**Directions for this task**
Give the data again exactly as written, skipping any pictures.

#### Data ####

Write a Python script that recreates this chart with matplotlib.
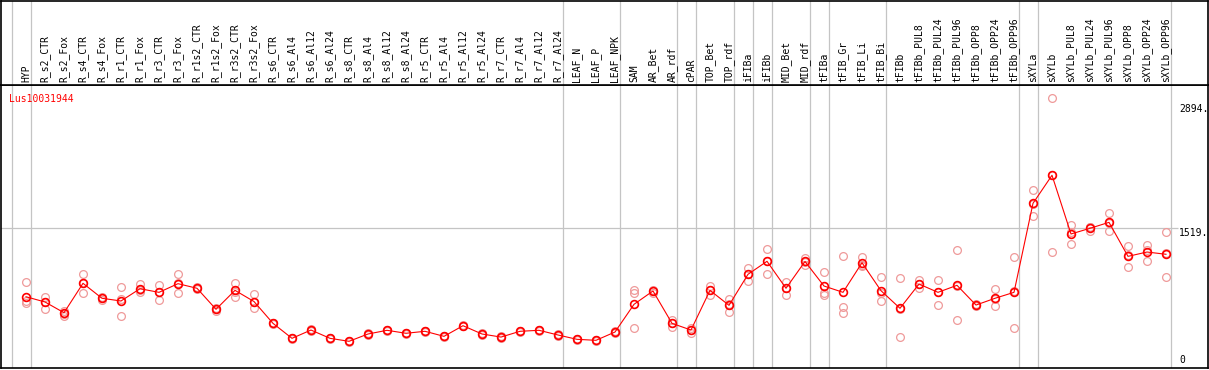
import matplotlib
matplotlib.use("Agg")
import matplotlib.pyplot as plt

samples = [
    "HYP", "R_s2_CTR", "R_s2_Fox", "R_s4_CTR", "R_s4_Fox", "R_r1_CTR", "R_r1_Fox",
    "R_r3_CTR", "R_r3_Fox", "R_r1s2_CTR", "R_r1s2_Fox", "R_r3s2_CTR", "R_r3s2_Fox",
    "R_s6_CTR", "R_s6_Al4", "R_s6_Al12", "R_s6_Al24", "R_s8_CTR", "R_s8_Al4",
    "R_s8_Al12", "R_s8_Al24", "R_r5_CTR", "R_r5_Al4", "R_r5_Al12", "R_r5_Al24",
    "R_r7_CTR", "R_r7_Al4", "R_r7_Al12", "R_r7_Al24", "LEAF_N", "LEAF_P", "LEAF_NPK",
    "SAM", "AR_Bet", "AR_rdf", "cPAR", "TOP_Bet", "TOP_rdf", "iFIBa", "iFIBb",
    "MID_Bet", "MID_rdf", "tFIBa", "tFIB_Gr", "tFIB_Li", "tFIB_Bi", "tFIBb",
    "tFIBb_PUL8", "tFIBb_PUL24", "tFIBb_PUL96", "tFIBb_OPP8", "tFIBb_OPP24",
    "tFIBb_OPP96", "sXYLa", "sXYLb", "sXYLb_PUL8", "sXYLb_PUL24", "sXYLb_PUL96",
    "sXYLb_OPP8", "sXYLb_OPP24", "sXYLb_OPP96",
]

# mean expression per sample
means = [
    757, 699, 580, 906, 740, 710, 846, 806, 902, 851, 618, 828, 704,
    462, 296, 388, 296, 263, 344, 385, 352, 374, 318, 436, 344, 310, 374, 385, 333,
    285, 274, 366, 673, 821, 462, 388, 828, 662, 1006, 1150, 851, 1148,
    876, 806, 1134, 824, 629, 898, 806, 884, 665, 740, 806,
    1793, 2104, 1453, 1516, 1582, 1205, 1253, 1228,
]

# three replicates per sample
rep1 = [
    917, 757, 599, 1006, 754, 862, 898, 884, 1006, 862, 632, 913, 787,
    470, 304, 396, 303, 270, 352, 392, 360, 381, 326, 444, 351, 318, 381, 392, 340,
    292, 281, 373, 831, 837, 499, 416, 876, 729, 1079, 1286, 920, 1183,
    1028, 1205, 1201, 973, 961, 943, 943, 1275, 682, 839, 1194,
    1937, 2957, 1549, 1534, 1686, 1316, 1331, 1472,
]
rep2 = [
    713, 699, 566, 909, 740, 727, 832, 813, 906, 851, 618, 813, 702,
    462, 296, 388, 296, 263, 344, 385, 352, 374, 318, 436, 344, 310, 374, 385, 333,
    285, 274, 366, 804, 821, 466, 388, 832, 676, 1006, 1153, 854, 1146,
    802, 646, 1109, 795, 618, 898, 809, 880, 665, 729, 817,
    1790, 2104, 1472, 1525, 1578, 1216, 1272, 1239,
]
rep3 = [
    684, 624, 543, 802, 721, 540, 806, 721, 795, 839, 602, 757, 629,
    455, 289, 381, 290, 257, 337, 378, 345, 367, 311, 429, 337, 303, 367, 378, 326,
    278, 267, 359, 407, 804, 425, 358, 776, 584, 931, 1006, 780, 1109,
    780, 580, 1098, 706, 307, 851, 662, 496, 649, 651, 407,
    1652, 1250, 1338, 1486, 1483, 1083, 1157, 973,
]

# group separators sit just right of these sample indices
group_ends = [-1, 0, 28, 31, 34, 35, 37, 38, 39, 41, 42, 45, 52, 53, 60]

gene = "Lus10031944"
ref_value = 1519
top_value = 2894

W, H = 1209, 370
fig = plt.figure(figsize=(W / 100, H / 100), dpi=100)
mono = "DejaVu Sans Mono"

ax = fig.add_axes([1 / W, (H - 368) / H, 1207 / W, 283 / H])
hdr = fig.add_axes([1 / W, (H - 85) / H, 1207 / W, 84 / H], sharex=ax)

xs = list(range(len(samples)))
ax.set_xlim(-25 / 19, 1182 / 19)
ax.set_ylim(-33, 3105)

for a in (ax, hdr):
    for s in a.spines.values():
        s.set_color("black")
        s.set_linewidth(1.2)
    a.tick_params(left=False, bottom=False, labelleft=False, labelbottom=False)
    for g in group_ends:
        a.axvline(g + 0.24, color="#c4c4c4", lw=0.9, zorder=1)

ax.hlines(ref_value, -2, 60.63, color="#c4c4c4", lw=0.9, zorder=1)

for reps in (rep1, rep2, rep3):
    ax.plot(xs, reps, ls="none", marker="o", ms=5.6, mfc="none",
            mec="#ef9a9a", mew=0.9, zorder=2)
ax.plot(xs, means, color="red", lw=0.8, marker="o", ms=5.6, mfc="none",
        mec="red", mew=1.2, zorder=3)

for x, name in zip(xs, samples):
    hdr.text(x, 0.03, name, rotation=90, ha="center", va="bottom",
             family=mono, fontsize=7, color="black")

ax.text(8 / 1207, 1 - 9 / 283, gene, transform=ax.transAxes, ha="left",
        va="top", family=mono, fontsize=7, color="red")

lx = (1179 - 26) / 19
ax.text(lx, top_value, f"{top_value}.", ha="left", va="top", family=mono, fontsize=7)
ax.text(lx, ref_value, f"{ref_value}.", ha="left", va="top", family=mono, fontsize=7)
ax.text(lx, 0, "0", ha="left", va="bottom", family=mono, fontsize=7)

fig.savefig("out.png", dpi=100)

####

**Completed exercise**
Write a Python script that recreates this chart with matplotlib.
import matplotlib
matplotlib.use("Agg")
import matplotlib.pyplot as plt

samples = [
    "HYP", "R_s2_CTR", "R_s2_Fox", "R_s4_CTR", "R_s4_Fox", "R_r1_CTR", "R_r1_Fox",
    "R_r3_CTR", "R_r3_Fox", "R_r1s2_CTR", "R_r1s2_Fox", "R_r3s2_CTR", "R_r3s2_Fox",
    "R_s6_CTR", "R_s6_Al4", "R_s6_Al12", "R_s6_Al24", "R_s8_CTR", "R_s8_Al4",
    "R_s8_Al12", "R_s8_Al24", "R_r5_CTR", "R_r5_Al4", "R_r5_Al12", "R_r5_Al24",
    "R_r7_CTR", "R_r7_Al4", "R_r7_Al12", "R_r7_Al24", "LEAF_N", "LEAF_P", "LEAF_NPK",
    "SAM", "AR_Bet", "AR_rdf", "cPAR", "TOP_Bet", "TOP_rdf", "iFIBa", "iFIBb",
    "MID_Bet", "MID_rdf", "tFIBa", "tFIB_Gr", "tFIB_Li", "tFIB_Bi", "tFIBb",
    "tFIBb_PUL8", "tFIBb_PUL24", "tFIBb_PUL96", "tFIBb_OPP8", "tFIBb_OPP24",
    "tFIBb_OPP96", "sXYLa", "sXYLb", "sXYLb_PUL8", "sXYLb_PUL24", "sXYLb_PUL96",
    "sXYLb_OPP8", "sXYLb_OPP24", "sXYLb_OPP96",
]

# mean expression per sample
means = [
    757, 699, 580, 906, 740, 710, 846, 806, 902, 851, 618, 828, 704,
    462, 296, 388, 296, 263, 344, 385, 352, 374, 318, 436, 344, 310, 374, 385, 333,
    285, 274, 366, 673, 821, 462, 388, 828, 662, 1006, 1150, 851, 1148,
    876, 806, 1134, 824, 629, 898, 806, 884, 665, 740, 806,
    1793, 2104, 1453, 1516, 1582, 1205, 1253, 1228,
]

# three replicates per sample
rep1 = [
    917, 757, 599, 1006, 754, 862, 898, 884, 1006, 862, 632, 913, 787,
    470, 304, 396, 303, 270, 352, 392, 360, 381, 326, 444, 351, 318, 381, 392, 340,
    292, 281, 373, 831, 837, 499, 416, 876, 729, 1079, 1286, 920, 1183,
    1028, 1205, 1201, 973, 961, 943, 943, 1275, 682, 839, 1194,
    1937, 2957, 1549, 1534, 1686, 1316, 1331, 1472,
]
rep2 = [
    713, 699, 566, 909, 740, 727, 832, 813, 906, 851, 618, 813, 702,
    462, 296, 388, 296, 263, 344, 385, 352, 374, 318, 436, 344, 310, 374, 385, 333,
    285, 274, 366, 804, 821, 466, 388, 832, 676, 1006, 1153, 854, 1146,
    802, 646, 1109, 795, 618, 898, 809, 880, 665, 729, 817,
    1790, 2104, 1472, 1525, 1578, 1216, 1272, 1239,
]
rep3 = [
    684, 624, 543, 802, 721, 540, 806, 721, 795, 839, 602, 757, 629,
    455, 289, 381, 290, 257, 337, 378, 345, 367, 311, 429, 337, 303, 367, 378, 326,
    278, 267, 359, 407, 804, 425, 358, 776, 584, 931, 1006, 780, 1109,
    780, 580, 1098, 706, 307, 851, 662, 496, 649, 651, 407,
    1652, 1250, 1338, 1486, 1483, 1083, 1157, 973,
]

# group separators sit just right of these sample indices
group_ends = [-1, 0, 28, 31, 34, 35, 37, 38, 39, 41, 42, 45, 52, 53, 60]

gene = "Lus10031944"
ref_value = 1519
top_value = 2894

W, H = 1209, 370
fig = plt.figure(figsize=(W / 100, H / 100), dpi=100)
mono = "DejaVu Sans Mono"

ax = fig.add_axes([1 / W, (H - 368) / H, 1207 / W, 283 / H])
hdr = fig.add_axes([1 / W, (H - 85) / H, 1207 / W, 84 / H], sharex=ax)

xs = list(range(len(samples)))
ax.set_xlim(-25 / 19, 1182 / 19)
ax.set_ylim(-33, 3105)

for a in (ax, hdr):
    for s in a.spines.values():
        s.set_color("black")
        s.set_linewidth(1.2)
    a.tick_params(left=False, bottom=False, labelleft=False, labelbottom=False)
    for g in group_ends:
        a.axvline(g + 0.24, color="#c4c4c4", lw=0.9, zorder=1)

ax.hlines(ref_value, -2, 60.63, color="#c4c4c4", lw=0.9, zorder=1)

for reps in (rep1, rep2, rep3):
    ax.plot(xs, reps, ls="none", marker="o", ms=5.6, mfc="none",
            mec="#ef9a9a", mew=0.9, zorder=2)
ax.plot(xs, means, color="red", lw=0.8, marker="o", ms=5.6, mfc="none",
        mec="red", mew=1.2, zorder=3)

for x, name in zip(xs, samples):
    hdr.text(x, 0.03, name, rotation=90, ha="center", va="bottom",
             family=mono, fontsize=7, color="black")

ax.text(8 / 1207, 1 - 9 / 283, gene, transform=ax.transAxes, ha="left",
        va="top", family=mono, fontsize=7, color="red")

lx = (1179 - 26) / 19
ax.text(lx, top_value, f"{top_value}.", ha="left", va="top", family=mono, fontsize=7)
ax.text(lx, ref_value, f"{ref_value}.", ha="left", va="top", family=mono, fontsize=7)
ax.text(lx, 0, "0", ha="left", va="bottom", family=mono, fontsize=7)

fig.savefig("out.png", dpi=100)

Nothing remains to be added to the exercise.